Florida Credit Laws

February 28, 2008 If you have gotten behind on your bills recently, you may feel as though your creditors are hounding you. The U.S. Government has provided guidelines for debt collection agencies that are intended to protect private citizens. Florida State Credit Laws are very similar to those in other states. They are designed to protect consumers and are regulated by the Florida State Attorney Generals Office or the Federal Trade Commission.

If you have fallen behind on payments for a personal, family or other household loan, creditors may contact you by mail, fax, telephone or in person. Debt collectors may contact you a reasonable number of times, but not so many times that it can be construed as harassment. Florida State Credit Laws also prevent creditors from calling you at work, if you have made it clear that your employer does not approve, nor can they call at unreasonable times of the day, such as before 8:00 a.m., unless you agree.

Debt collectors are not in any way to threaten or to give you false information, including telling you that there are lawyers involved when there are not.

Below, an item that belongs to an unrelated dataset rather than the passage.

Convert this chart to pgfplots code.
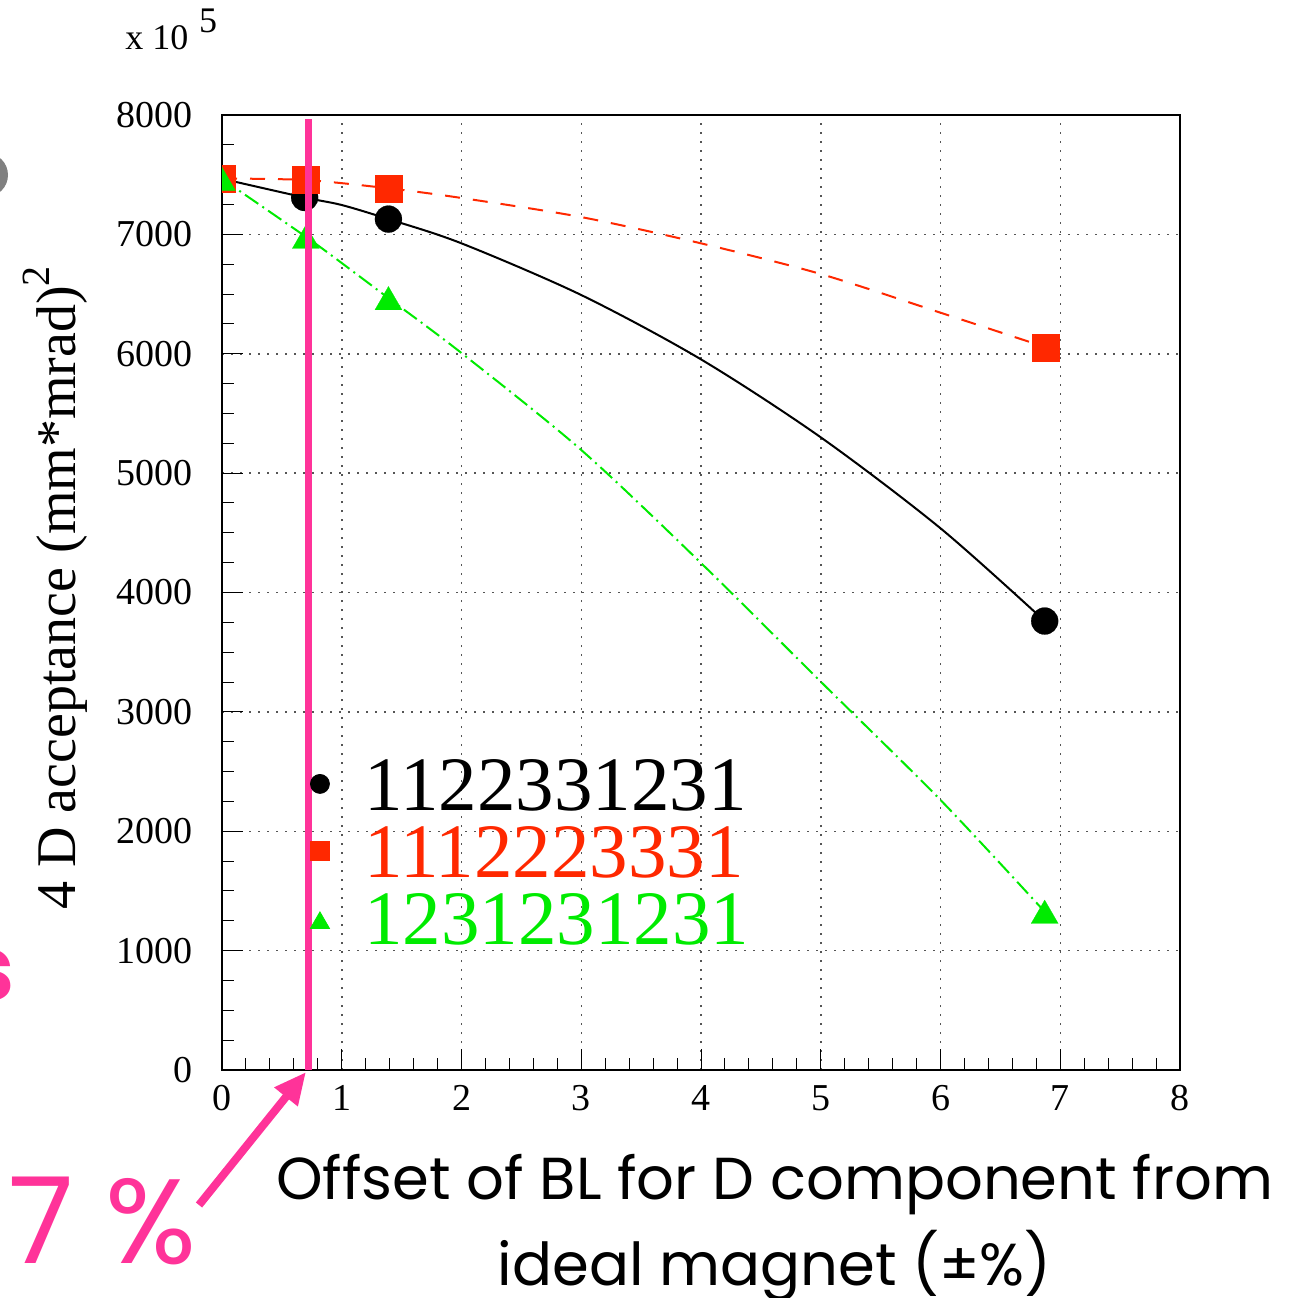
\documentclass[border=0pt]{standalone}
\usepackage{fontspec}
\setmainfont{Liberation Serif}
\newfontfamily\futura{Poppins}
\usepackage{pgfplots}
\pgfplotsset{compat=1.18}
\usetikzlibrary{arrows.meta}
\definecolor{rootred}{RGB}{255,40,0}
\definecolor{rootgreen}{RGB}{0,235,0}
\definecolor{hotpink}{RGB}{255,51,153}
\definecolor{gridgray}{RGB}{85,85,85}
\begin{document}
\begin{tikzpicture}
\useasboundingbox (0,0) rectangle (652pt,648.5pt);
\clip (0,0) rectangle (652pt,648.5pt);
\begin{axis}[
  at={(111pt,113.5pt)}, anchor=south west,
  scale only axis, width=479pt, height=477.5pt,
  xmin=0, xmax=8, ymin=0, ymax=8000,
  xtick={0,1,...,8}, ytick={0,1000,...,8000},
  minor x tick num=4, minor y tick num=3,
  tick align=inside, tick pos=left,
  major tick length=10.5pt, minor tick length=6pt,
  every tick/.style={black, line width=0.5pt},
  grid=major,
  major grid style={gridgray, line width=0.75pt, dash pattern=on 1pt off 3.5pt},
  axis line style={line width=1pt},
  scaled y ticks=false, scaled x ticks=false,
  /pgf/number format/assume math mode=true,
  /pgf/number format/1000 sep={},
  ticklabel style={font=\fontsize{19}{19}\selectfont, inner sep=0pt},
  yticklabel style={anchor=east, xshift=-14.5pt},
  xticklabel style={anchor=north, yshift=-7.5pt},
  clip marker paths=true,
  xlabel={Offset of BL for D component from\\ideal magnet (±\%)},
  every axis x label/.style={at={(axis description cs:0.577,0)}, anchor=north, yshift=-42pt, inner sep=0pt, align=center, font=\futura\fontsize{29.6}{43}\selectfont},
  ylabel={4 D acceptance (mm*mrad)\raisebox{13pt}{\fontsize{20}{20}\selectfont 2}},
  every axis y label/.style={at={(axis description cs:-0.1534,0.505)}, rotate=90, anchor=base, inner sep=0pt, font=\fontsize{28}{28}\selectfont},
  legend style={at={(axis cs:0.735,2622)}, anchor=north west, draw=none, fill=none, inner sep=0pt, row sep=7pt, column sep=17.5pt,
    font=\fontsize{38.5}{38.5}\selectfont, nodes={inner sep=0pt, text height=26.5pt, text depth=0pt}},
  legend cell align=left,
]
% curves
\addplot[black, line width=1pt, smooth, forget plot] coordinates {(0,7466)(0.69,7309)(1,7246)(1.39,7128)(2,6925)(3,6492)(4,5953)(5,5300)(6,4538)(6.87,3761)};
\addplot[rootred, line width=1pt, smooth, dash pattern=on 7.5pt off 6.5pt, forget plot] coordinates {(0,7468)(0.7,7455)(1.39,7386)(2,7305)(3,7145)(4,6925)(5,6668)(6,6344)(6.88,6054)};
\addplot[rootgreen, line width=1pt, smooth, dash pattern=on 8pt off 2.5pt on 1pt off 2.5pt, forget plot] coordinates {(0,7465)(0.7,6980)(1,6760)(1.39,6466)(2,6006)(3,5194)(4,4247)(5,3253)(6,2262)(6.87,1326)};
% markers
\addplot[only marks, mark=*, mark size=6.75pt, black, mark options={line width=0.1pt}, forget plot] coordinates {(0,7466)(0.69,7309)(1.39,7128)(6.87,3761)};
\addplot[only marks, mark=square*, mark size=6.75pt, rootred, mark options={line width=0.1pt}, forget plot] coordinates {(0,7468)(0.7,7455)(1.39,7386)(6.88,6054)};
\addplot[only marks, mark=triangle*, mark size=7.8pt, rootgreen, mark options={line width=0.1pt, yshift=-1.95pt}, forget plot] coordinates {(0,7465)(0.7,6980)(1.39,6466)(6.87,1326)};
% legend
\addlegendimage{only marks, mark=*, mark size=4.75pt, black}
\addlegendentry[text=black]{1122331231}
\addlegendimage{only marks, mark=square*, mark size=4.75pt, rootred}
\addlegendentry[text=rootred]{1112223331}
\addlegendimage{only marks, mark=triangle*, mark size=5.5pt, rootgreen, mark options={yshift=-2.5pt}}
\addlegendentry[text=rootgreen]{1231231231}
% highlighted offset
\draw[hotpink, line width=3.67pt] (axis cs:0.72,0) -- (axis cs:0.72,7966);
\end{axis}
\draw[hotpink, line width=4pt, -{Triangle[length=16pt,width=14pt]}] (99.5pt,46pt) -- (153pt,112.5pt);
\node[anchor=base west, inner sep=0pt, text=hotpink, font=\futura\fontsize{60}{60}\selectfont] at (4pt,17pt) {7 \%};
\fill[gray] (-7pt,561pt) circle (11pt);
\node[anchor=base east, inner sep=0pt, text=hotpink, font=\futura\bfseries\fontsize{45}{45}\selectfont] at (7.5pt,148.5pt) {s};
\node[anchor=base west, inner sep=0pt, font=\fontsize{18}{18}\selectfont] at (62.5pt,623.5pt) {x 10\hspace{0.3em}\raisebox{8.5pt}{5}};
\end{tikzpicture}
\end{document}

Under Florida State Credit Laws they are not to threaten arrest or tell you that your income will be garnished until the debt is paid, unless they have a legal right to do so.

Following the first attempt to contact you, the debt collector has five days to send you a written notice with the creditors name that you owe, the amount you owe, and what action the company will take if you do not pay. Florida State Credit Laws allow you to dispute a debt if you respond in writing within 30 days of first being contacted. The credit agency is not allowed to contact you again except to send you proof of your debt.

You should also check to make sure that the agency that has contacted you is registered. Some unethical groups will try to collect debts when they have not gone through the proper steps to make themselves legal. If you feel that a debt collector has violated any of these rules, you have the right to file a complaint with the Florida State Attorney Generals Office or the Federal Trade Commission. If you win your case, you may be refunded for damages, as well as attorney and other legal fees.